# OBJECTIVE
Leave out every picture. Copy exactly the lines from the one holding "Write the TikZ code for this diagram." through the one holding "(0,0) rectangle (1040,660);".

# SOURCE RECORDS
[START]
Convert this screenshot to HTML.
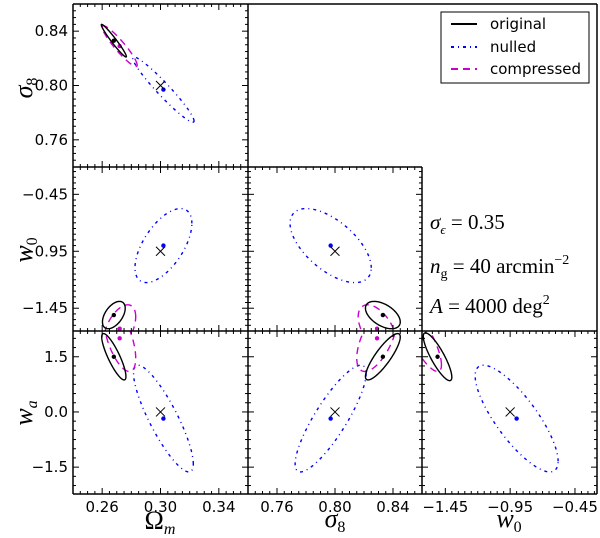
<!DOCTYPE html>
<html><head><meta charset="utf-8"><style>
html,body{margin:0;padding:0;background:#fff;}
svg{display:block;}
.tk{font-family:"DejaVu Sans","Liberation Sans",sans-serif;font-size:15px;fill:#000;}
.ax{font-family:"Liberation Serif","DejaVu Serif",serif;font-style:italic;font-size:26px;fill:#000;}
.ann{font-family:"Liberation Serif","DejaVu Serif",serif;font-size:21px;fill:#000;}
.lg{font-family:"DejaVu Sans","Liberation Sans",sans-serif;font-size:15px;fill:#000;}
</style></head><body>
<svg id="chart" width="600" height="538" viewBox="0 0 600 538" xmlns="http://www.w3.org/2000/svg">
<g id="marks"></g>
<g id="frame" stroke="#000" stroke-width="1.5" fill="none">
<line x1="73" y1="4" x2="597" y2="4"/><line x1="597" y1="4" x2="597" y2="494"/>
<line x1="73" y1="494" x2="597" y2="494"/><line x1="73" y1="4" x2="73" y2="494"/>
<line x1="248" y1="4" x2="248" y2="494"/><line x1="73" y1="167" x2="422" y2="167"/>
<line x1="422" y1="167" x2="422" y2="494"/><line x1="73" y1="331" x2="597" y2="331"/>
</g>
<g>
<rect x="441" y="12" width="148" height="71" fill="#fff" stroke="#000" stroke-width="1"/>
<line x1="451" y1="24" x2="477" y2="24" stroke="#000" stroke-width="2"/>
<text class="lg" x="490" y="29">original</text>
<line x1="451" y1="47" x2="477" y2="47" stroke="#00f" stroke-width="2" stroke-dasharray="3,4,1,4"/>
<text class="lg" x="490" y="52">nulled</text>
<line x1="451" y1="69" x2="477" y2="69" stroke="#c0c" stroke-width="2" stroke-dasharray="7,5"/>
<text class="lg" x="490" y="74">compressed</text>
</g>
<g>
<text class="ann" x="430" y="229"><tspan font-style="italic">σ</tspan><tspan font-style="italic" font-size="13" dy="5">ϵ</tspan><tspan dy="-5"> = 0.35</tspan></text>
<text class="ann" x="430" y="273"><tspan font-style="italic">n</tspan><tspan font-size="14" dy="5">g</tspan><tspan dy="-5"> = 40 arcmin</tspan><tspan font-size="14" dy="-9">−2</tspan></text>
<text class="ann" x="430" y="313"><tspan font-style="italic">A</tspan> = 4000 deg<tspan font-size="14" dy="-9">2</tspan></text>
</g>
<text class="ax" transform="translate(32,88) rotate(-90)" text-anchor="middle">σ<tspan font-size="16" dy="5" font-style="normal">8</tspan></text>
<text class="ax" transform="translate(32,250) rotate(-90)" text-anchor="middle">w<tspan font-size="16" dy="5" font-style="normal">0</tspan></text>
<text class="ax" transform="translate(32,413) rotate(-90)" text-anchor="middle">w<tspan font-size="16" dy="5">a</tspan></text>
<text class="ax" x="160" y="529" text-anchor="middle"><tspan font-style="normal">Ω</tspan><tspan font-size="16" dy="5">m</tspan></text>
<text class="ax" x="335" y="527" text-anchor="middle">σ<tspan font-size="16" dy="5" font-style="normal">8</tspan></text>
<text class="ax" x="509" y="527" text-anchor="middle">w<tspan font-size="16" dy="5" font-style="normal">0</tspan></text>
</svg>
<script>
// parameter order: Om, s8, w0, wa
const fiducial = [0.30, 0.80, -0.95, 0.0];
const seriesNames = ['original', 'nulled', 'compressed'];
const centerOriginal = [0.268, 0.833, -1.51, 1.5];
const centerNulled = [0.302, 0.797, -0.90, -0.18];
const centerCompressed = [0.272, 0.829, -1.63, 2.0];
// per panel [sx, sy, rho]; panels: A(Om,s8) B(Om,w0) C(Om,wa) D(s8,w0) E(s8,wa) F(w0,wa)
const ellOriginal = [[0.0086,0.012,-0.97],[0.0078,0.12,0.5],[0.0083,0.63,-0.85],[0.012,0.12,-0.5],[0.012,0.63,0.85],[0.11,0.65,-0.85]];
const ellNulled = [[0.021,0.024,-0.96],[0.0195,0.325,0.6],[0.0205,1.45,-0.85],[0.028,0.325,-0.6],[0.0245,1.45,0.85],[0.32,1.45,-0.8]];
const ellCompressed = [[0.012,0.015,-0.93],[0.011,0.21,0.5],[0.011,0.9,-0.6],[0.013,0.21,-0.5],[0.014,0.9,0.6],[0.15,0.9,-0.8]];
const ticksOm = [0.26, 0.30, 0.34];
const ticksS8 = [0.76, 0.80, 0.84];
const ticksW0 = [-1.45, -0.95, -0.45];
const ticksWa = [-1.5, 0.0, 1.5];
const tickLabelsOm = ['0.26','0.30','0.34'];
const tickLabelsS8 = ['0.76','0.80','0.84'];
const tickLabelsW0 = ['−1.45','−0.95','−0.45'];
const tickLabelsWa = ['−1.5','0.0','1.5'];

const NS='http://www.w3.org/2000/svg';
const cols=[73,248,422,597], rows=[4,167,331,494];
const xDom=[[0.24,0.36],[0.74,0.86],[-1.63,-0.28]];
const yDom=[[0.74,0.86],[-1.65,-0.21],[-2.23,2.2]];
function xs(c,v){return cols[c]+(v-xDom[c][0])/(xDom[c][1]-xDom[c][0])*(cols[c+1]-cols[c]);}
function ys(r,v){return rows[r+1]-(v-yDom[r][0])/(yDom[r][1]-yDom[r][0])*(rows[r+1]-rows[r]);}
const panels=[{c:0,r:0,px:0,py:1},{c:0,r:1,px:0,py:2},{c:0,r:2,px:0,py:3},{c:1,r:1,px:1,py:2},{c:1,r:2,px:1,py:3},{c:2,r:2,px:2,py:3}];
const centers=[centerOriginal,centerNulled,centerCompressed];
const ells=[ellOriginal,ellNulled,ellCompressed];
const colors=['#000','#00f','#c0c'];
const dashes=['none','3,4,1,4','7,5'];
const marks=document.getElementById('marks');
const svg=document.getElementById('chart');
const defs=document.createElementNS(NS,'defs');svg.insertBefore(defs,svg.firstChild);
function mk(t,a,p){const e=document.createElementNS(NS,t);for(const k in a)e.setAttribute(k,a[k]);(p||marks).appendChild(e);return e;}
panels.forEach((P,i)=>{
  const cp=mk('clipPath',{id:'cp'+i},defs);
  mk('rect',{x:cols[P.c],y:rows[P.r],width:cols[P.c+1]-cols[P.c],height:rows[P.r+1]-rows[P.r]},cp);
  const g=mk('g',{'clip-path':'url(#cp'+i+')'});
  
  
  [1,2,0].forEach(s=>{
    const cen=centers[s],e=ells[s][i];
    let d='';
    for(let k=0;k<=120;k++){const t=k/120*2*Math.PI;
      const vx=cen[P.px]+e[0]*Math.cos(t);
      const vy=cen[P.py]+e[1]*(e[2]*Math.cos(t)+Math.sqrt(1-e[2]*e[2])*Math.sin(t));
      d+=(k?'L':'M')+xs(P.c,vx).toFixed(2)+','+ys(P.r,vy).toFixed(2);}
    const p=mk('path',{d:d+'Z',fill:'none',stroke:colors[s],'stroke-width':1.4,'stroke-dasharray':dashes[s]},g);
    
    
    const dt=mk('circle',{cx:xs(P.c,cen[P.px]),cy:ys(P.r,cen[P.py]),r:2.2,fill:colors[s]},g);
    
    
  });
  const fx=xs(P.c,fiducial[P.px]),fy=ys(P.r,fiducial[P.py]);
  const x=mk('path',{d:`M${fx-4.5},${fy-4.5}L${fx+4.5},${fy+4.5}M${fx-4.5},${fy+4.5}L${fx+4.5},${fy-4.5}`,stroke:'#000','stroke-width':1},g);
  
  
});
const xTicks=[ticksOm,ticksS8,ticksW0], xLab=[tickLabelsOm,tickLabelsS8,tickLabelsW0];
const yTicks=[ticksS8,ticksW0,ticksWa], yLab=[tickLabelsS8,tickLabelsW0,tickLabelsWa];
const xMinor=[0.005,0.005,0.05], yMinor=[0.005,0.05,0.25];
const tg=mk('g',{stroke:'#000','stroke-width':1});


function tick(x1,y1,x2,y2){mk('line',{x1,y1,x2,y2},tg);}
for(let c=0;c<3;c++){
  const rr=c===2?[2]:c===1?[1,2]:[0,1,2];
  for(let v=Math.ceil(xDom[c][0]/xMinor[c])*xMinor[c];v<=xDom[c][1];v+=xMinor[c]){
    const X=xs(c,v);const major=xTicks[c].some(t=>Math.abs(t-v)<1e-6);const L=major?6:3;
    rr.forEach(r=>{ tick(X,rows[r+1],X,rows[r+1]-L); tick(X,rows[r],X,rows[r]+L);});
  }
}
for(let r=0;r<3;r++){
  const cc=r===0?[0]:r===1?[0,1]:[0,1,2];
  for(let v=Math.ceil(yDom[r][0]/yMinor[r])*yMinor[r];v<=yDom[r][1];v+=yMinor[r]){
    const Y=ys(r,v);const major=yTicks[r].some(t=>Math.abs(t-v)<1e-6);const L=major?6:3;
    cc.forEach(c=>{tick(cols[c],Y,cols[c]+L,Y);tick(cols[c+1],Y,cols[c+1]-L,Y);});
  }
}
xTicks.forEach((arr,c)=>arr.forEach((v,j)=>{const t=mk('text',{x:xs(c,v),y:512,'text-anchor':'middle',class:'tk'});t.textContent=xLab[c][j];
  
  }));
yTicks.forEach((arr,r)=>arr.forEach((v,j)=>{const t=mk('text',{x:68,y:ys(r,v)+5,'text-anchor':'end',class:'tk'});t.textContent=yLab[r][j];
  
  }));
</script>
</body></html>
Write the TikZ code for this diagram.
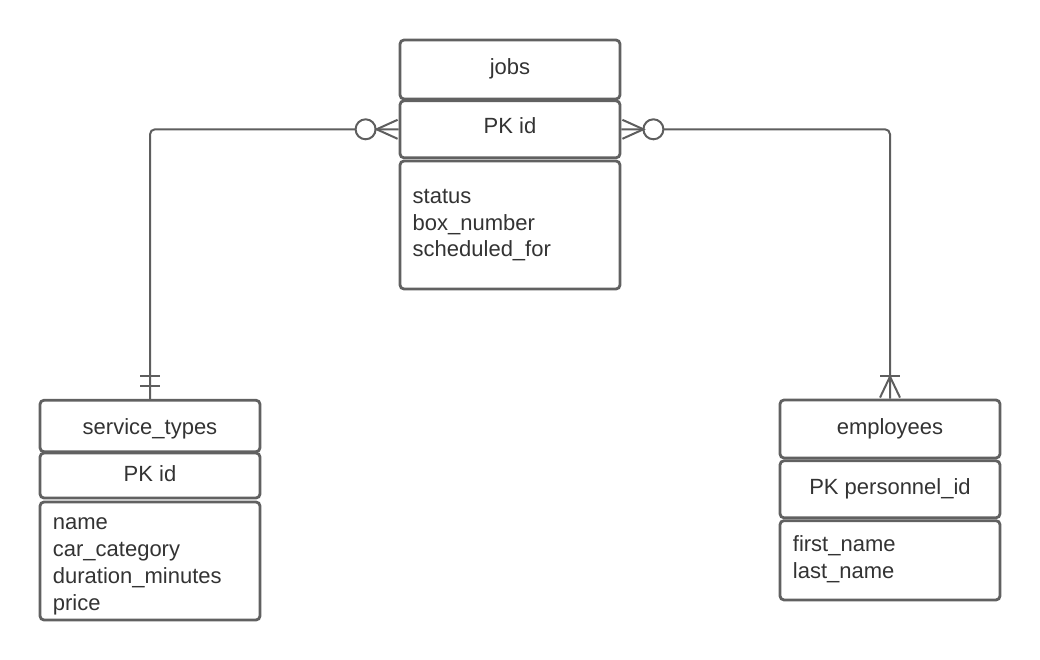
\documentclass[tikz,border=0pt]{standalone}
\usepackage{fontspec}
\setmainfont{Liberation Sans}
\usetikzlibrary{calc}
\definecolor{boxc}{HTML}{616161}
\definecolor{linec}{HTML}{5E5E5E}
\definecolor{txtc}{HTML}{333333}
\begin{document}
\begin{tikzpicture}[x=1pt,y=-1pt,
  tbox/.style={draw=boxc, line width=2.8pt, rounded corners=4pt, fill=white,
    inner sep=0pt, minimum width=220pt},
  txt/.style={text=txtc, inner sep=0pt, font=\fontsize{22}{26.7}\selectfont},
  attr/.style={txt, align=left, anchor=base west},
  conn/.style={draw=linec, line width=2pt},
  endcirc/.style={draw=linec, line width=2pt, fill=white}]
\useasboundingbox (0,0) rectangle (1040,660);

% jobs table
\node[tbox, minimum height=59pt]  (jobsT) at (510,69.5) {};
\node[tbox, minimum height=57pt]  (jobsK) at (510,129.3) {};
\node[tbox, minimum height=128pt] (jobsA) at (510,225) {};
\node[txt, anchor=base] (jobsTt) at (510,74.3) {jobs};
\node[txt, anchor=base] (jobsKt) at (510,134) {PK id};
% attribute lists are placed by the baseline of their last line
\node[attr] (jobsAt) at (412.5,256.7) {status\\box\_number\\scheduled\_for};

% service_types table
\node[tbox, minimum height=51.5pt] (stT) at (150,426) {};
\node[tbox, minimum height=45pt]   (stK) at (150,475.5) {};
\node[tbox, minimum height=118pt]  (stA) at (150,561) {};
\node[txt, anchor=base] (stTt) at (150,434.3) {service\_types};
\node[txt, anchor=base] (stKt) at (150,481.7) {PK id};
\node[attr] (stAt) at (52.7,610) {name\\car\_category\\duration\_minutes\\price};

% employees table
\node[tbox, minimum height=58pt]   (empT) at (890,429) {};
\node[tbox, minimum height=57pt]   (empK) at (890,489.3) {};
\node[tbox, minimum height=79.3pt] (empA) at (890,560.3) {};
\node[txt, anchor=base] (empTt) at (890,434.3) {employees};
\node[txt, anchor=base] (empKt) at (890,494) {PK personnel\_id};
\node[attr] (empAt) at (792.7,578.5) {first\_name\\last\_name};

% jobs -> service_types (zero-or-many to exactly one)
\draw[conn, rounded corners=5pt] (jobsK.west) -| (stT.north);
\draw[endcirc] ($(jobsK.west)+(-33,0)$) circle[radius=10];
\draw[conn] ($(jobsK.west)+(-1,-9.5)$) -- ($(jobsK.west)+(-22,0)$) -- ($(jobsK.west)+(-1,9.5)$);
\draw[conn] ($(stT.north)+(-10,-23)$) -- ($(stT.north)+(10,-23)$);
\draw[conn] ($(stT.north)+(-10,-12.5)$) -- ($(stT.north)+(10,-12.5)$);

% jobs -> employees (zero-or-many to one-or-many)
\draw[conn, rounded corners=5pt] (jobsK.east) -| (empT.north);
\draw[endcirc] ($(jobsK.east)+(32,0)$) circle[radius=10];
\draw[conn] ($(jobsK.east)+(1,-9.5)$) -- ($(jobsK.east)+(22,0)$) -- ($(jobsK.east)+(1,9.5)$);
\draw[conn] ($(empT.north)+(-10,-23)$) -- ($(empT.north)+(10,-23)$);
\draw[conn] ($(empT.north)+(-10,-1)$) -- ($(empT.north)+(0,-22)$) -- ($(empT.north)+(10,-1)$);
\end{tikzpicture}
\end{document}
[END]
# ANSWER TO THIS EXERCISE
Write the TikZ code for this diagram.
\documentclass[tikz,border=0pt]{standalone}
\usepackage{fontspec}
\setmainfont{Liberation Sans}
\usetikzlibrary{calc}
\definecolor{boxc}{HTML}{616161}
\definecolor{linec}{HTML}{5E5E5E}
\definecolor{txtc}{HTML}{333333}
\begin{document}
\begin{tikzpicture}[x=1pt,y=-1pt,
  tbox/.style={draw=boxc, line width=2.8pt, rounded corners=4pt, fill=white,
    inner sep=0pt, minimum width=220pt},
  txt/.style={text=txtc, inner sep=0pt, font=\fontsize{22}{26.7}\selectfont},
  attr/.style={txt, align=left, anchor=base west},
  conn/.style={draw=linec, line width=2pt},
  endcirc/.style={draw=linec, line width=2pt, fill=white}]
\useasboundingbox (0,0) rectangle (1040,660);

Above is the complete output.